Rows from a dataset of charts and code
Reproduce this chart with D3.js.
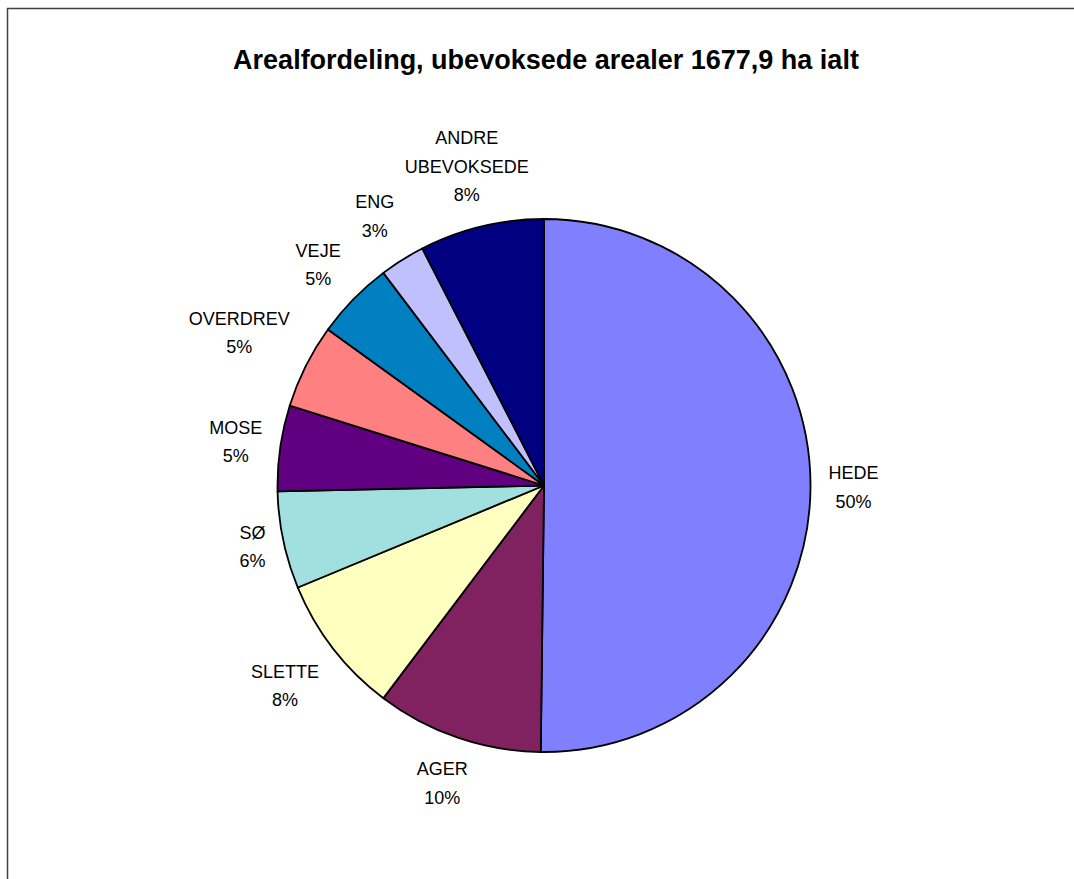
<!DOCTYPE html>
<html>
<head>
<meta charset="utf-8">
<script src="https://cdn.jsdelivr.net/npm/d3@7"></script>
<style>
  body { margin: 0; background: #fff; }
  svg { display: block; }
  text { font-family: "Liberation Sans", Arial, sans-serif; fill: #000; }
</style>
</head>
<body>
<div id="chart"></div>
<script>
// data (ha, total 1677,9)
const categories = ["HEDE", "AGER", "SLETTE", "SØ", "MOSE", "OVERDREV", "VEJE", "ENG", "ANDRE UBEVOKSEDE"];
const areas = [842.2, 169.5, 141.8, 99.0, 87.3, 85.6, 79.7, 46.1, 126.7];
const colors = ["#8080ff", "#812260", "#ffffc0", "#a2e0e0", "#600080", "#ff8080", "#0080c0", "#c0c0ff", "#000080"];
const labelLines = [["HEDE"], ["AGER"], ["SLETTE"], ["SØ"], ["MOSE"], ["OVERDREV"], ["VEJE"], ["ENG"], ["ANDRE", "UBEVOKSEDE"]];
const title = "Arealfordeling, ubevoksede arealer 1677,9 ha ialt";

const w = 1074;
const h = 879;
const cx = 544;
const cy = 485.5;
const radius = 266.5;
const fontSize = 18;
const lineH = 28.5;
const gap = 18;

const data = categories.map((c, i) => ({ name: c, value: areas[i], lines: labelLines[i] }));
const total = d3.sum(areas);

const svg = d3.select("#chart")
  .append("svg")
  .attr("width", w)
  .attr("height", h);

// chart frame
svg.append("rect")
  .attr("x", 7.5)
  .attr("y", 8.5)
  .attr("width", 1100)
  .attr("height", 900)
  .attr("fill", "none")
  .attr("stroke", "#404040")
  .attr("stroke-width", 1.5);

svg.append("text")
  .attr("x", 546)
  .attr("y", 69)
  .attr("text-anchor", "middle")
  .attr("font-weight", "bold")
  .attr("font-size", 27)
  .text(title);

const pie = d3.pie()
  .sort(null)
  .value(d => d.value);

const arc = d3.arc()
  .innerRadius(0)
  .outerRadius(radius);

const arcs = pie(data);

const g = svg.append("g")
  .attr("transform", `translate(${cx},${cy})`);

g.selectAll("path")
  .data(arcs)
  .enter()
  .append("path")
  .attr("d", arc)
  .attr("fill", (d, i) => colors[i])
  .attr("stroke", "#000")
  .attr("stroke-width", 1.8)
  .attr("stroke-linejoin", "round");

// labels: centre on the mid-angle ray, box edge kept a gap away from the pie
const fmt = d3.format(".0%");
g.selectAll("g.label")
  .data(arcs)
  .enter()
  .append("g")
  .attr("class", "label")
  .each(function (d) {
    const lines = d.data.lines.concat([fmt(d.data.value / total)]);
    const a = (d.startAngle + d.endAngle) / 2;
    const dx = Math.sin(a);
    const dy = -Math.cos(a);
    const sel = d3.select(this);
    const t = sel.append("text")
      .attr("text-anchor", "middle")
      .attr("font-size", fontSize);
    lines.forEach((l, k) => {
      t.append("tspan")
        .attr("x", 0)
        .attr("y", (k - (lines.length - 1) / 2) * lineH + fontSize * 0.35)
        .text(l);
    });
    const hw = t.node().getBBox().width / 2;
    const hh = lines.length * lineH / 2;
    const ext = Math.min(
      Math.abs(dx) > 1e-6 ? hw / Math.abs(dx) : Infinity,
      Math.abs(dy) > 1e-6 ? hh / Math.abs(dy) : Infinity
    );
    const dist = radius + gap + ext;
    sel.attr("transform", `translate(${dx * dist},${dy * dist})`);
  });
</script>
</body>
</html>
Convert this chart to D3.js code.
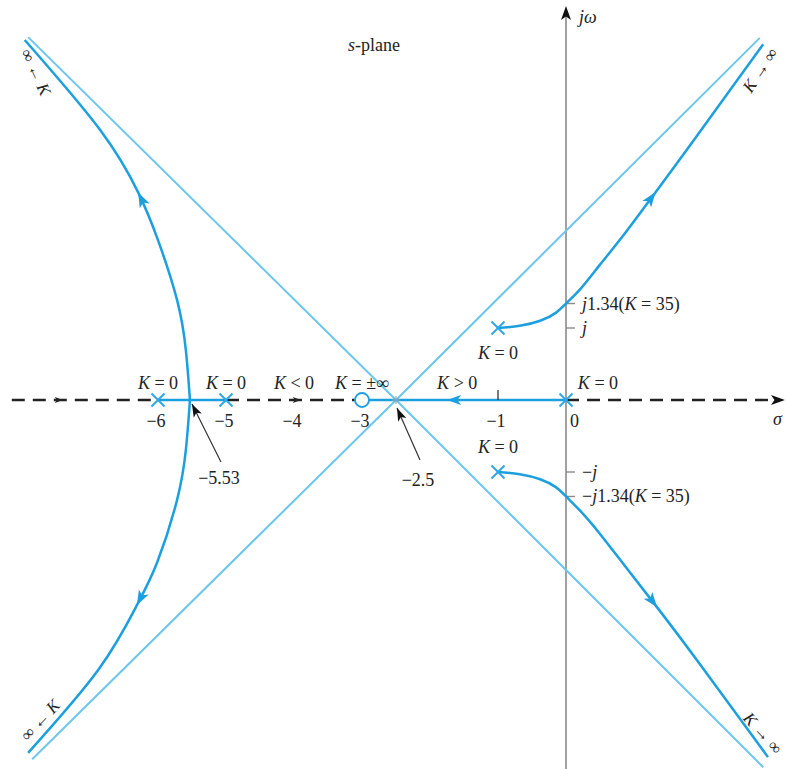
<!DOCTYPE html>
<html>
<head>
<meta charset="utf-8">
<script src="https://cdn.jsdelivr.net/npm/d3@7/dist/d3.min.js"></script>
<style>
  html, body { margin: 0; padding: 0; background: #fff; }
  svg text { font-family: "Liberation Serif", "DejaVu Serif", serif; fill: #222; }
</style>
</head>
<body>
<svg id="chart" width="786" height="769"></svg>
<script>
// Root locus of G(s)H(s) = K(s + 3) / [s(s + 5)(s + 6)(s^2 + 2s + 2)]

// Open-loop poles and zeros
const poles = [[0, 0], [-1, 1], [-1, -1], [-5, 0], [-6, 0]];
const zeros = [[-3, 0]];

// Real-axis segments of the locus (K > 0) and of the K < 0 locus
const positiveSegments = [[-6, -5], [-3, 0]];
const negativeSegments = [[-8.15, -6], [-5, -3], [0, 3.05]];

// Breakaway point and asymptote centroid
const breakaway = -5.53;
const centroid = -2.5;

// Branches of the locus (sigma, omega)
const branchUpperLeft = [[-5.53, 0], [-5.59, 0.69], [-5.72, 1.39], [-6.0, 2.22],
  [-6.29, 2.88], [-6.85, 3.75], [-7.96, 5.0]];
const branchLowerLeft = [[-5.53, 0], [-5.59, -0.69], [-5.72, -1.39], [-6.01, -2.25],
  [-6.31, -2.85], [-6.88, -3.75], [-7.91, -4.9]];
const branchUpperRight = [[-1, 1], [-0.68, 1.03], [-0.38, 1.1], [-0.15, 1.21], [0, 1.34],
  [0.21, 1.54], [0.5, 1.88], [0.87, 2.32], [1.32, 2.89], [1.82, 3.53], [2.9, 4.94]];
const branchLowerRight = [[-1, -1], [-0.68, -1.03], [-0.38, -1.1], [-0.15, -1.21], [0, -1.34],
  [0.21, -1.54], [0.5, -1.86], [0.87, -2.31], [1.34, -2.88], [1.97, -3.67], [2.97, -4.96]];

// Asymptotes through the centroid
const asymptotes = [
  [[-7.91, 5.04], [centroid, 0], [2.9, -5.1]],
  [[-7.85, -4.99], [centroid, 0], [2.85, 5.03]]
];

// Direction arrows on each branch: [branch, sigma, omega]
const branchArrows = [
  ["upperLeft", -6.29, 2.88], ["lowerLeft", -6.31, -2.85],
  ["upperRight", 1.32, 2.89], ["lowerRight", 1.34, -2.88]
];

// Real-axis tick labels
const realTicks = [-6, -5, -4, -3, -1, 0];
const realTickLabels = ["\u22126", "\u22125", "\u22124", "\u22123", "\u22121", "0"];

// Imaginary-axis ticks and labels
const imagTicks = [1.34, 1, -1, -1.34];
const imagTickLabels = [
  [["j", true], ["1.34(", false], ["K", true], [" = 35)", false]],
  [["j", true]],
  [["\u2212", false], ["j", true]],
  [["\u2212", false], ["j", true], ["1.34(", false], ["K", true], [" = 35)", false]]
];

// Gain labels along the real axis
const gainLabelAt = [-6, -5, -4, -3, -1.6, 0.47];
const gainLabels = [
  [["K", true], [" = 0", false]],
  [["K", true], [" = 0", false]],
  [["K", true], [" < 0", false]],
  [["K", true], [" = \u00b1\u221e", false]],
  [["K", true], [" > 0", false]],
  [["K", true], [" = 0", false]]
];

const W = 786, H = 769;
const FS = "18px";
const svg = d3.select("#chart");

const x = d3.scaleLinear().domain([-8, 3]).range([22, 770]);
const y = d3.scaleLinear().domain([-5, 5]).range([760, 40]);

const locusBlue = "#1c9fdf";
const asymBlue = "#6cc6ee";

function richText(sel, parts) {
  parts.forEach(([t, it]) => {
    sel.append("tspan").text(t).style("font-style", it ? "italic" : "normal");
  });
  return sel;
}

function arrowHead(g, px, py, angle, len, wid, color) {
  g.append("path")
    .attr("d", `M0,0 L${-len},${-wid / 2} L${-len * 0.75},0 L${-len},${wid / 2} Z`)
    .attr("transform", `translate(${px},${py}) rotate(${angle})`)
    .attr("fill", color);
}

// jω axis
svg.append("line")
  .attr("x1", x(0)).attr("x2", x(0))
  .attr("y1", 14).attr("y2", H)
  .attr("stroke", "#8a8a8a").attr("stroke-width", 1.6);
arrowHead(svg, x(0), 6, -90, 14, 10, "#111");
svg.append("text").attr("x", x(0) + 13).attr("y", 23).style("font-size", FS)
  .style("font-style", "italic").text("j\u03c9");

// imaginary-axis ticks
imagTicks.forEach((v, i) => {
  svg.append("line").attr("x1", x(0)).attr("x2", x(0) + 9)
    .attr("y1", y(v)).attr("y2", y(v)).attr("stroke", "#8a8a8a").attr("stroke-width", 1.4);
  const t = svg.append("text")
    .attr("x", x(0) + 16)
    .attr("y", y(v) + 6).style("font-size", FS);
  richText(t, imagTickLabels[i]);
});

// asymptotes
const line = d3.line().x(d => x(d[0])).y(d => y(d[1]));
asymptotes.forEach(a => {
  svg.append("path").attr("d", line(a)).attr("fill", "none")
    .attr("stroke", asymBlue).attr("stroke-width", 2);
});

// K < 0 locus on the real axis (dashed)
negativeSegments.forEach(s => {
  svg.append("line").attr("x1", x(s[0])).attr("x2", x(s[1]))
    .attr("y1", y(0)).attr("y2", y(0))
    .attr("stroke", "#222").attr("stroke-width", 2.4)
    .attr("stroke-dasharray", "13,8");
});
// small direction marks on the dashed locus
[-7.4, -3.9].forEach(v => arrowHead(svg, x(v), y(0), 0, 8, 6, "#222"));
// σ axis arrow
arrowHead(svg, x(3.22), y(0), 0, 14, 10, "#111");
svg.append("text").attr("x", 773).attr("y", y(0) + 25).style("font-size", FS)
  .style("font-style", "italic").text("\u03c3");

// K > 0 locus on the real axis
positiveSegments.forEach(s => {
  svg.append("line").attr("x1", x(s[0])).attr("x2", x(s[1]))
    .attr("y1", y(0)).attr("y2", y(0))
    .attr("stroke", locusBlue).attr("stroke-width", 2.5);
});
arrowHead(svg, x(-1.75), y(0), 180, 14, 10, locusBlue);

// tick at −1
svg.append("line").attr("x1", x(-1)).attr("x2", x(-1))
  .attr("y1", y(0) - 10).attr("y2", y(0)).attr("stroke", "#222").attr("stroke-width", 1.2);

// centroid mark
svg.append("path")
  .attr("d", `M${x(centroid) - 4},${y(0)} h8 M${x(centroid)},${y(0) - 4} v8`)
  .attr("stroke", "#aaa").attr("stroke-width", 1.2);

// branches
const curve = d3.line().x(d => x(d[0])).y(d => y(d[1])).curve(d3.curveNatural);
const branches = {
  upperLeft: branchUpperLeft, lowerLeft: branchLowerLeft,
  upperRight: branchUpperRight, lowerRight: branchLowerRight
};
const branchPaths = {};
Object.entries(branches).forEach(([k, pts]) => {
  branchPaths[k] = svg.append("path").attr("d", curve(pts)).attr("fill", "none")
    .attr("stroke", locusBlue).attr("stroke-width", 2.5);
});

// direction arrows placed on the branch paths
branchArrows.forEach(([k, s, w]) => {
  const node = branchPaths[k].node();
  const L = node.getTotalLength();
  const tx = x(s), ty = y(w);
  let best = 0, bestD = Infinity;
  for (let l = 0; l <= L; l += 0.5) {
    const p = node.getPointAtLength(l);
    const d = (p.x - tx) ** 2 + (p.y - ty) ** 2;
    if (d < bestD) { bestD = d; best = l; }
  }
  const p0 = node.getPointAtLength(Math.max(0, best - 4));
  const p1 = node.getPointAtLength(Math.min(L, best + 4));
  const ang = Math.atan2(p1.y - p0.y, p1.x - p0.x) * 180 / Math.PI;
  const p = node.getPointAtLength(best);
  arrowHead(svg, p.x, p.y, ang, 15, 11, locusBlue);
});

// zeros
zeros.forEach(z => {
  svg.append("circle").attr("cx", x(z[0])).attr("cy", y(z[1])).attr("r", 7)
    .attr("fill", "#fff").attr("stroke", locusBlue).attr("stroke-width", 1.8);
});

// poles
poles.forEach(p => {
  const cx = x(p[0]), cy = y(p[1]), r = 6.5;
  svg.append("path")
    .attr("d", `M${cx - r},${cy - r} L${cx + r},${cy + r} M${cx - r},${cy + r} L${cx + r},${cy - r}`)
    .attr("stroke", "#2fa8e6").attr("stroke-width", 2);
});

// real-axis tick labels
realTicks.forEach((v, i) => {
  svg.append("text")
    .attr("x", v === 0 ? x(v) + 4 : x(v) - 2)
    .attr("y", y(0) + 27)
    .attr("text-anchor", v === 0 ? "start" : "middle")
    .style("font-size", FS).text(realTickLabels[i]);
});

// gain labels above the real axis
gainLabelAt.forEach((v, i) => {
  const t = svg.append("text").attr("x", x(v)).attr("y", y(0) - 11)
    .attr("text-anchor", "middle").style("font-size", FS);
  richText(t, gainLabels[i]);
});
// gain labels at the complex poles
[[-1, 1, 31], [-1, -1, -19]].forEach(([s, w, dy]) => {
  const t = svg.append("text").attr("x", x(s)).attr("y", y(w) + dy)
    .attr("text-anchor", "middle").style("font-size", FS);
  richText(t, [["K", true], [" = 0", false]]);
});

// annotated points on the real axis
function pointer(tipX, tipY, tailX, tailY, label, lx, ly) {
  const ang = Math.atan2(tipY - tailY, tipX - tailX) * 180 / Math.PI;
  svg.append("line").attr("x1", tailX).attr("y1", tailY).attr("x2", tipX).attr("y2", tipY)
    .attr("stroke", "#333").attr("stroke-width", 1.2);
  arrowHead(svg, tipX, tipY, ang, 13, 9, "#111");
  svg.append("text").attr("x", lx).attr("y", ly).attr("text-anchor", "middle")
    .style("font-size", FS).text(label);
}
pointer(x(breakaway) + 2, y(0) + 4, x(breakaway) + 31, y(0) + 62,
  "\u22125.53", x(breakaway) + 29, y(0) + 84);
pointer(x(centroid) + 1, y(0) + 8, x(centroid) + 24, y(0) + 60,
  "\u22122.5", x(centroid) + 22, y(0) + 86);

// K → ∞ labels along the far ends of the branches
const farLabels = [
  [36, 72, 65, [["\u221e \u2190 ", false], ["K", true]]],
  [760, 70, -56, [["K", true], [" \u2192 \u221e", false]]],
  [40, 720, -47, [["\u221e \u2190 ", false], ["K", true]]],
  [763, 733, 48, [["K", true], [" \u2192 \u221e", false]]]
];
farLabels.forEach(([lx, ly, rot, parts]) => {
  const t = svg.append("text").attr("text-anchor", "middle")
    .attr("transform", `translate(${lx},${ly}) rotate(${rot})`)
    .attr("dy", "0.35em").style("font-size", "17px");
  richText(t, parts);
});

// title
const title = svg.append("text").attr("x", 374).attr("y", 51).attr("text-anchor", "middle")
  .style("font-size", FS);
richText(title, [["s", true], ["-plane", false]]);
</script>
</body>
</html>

WHAT THE TASK REQUIRES
Find every line in the records that contains the word "this"; copy those lines.

EXERCISE OUTPUT
Reproduce this chart with D3.js.
    const sel = d3.select(this);
Convert this chart to D3.js code.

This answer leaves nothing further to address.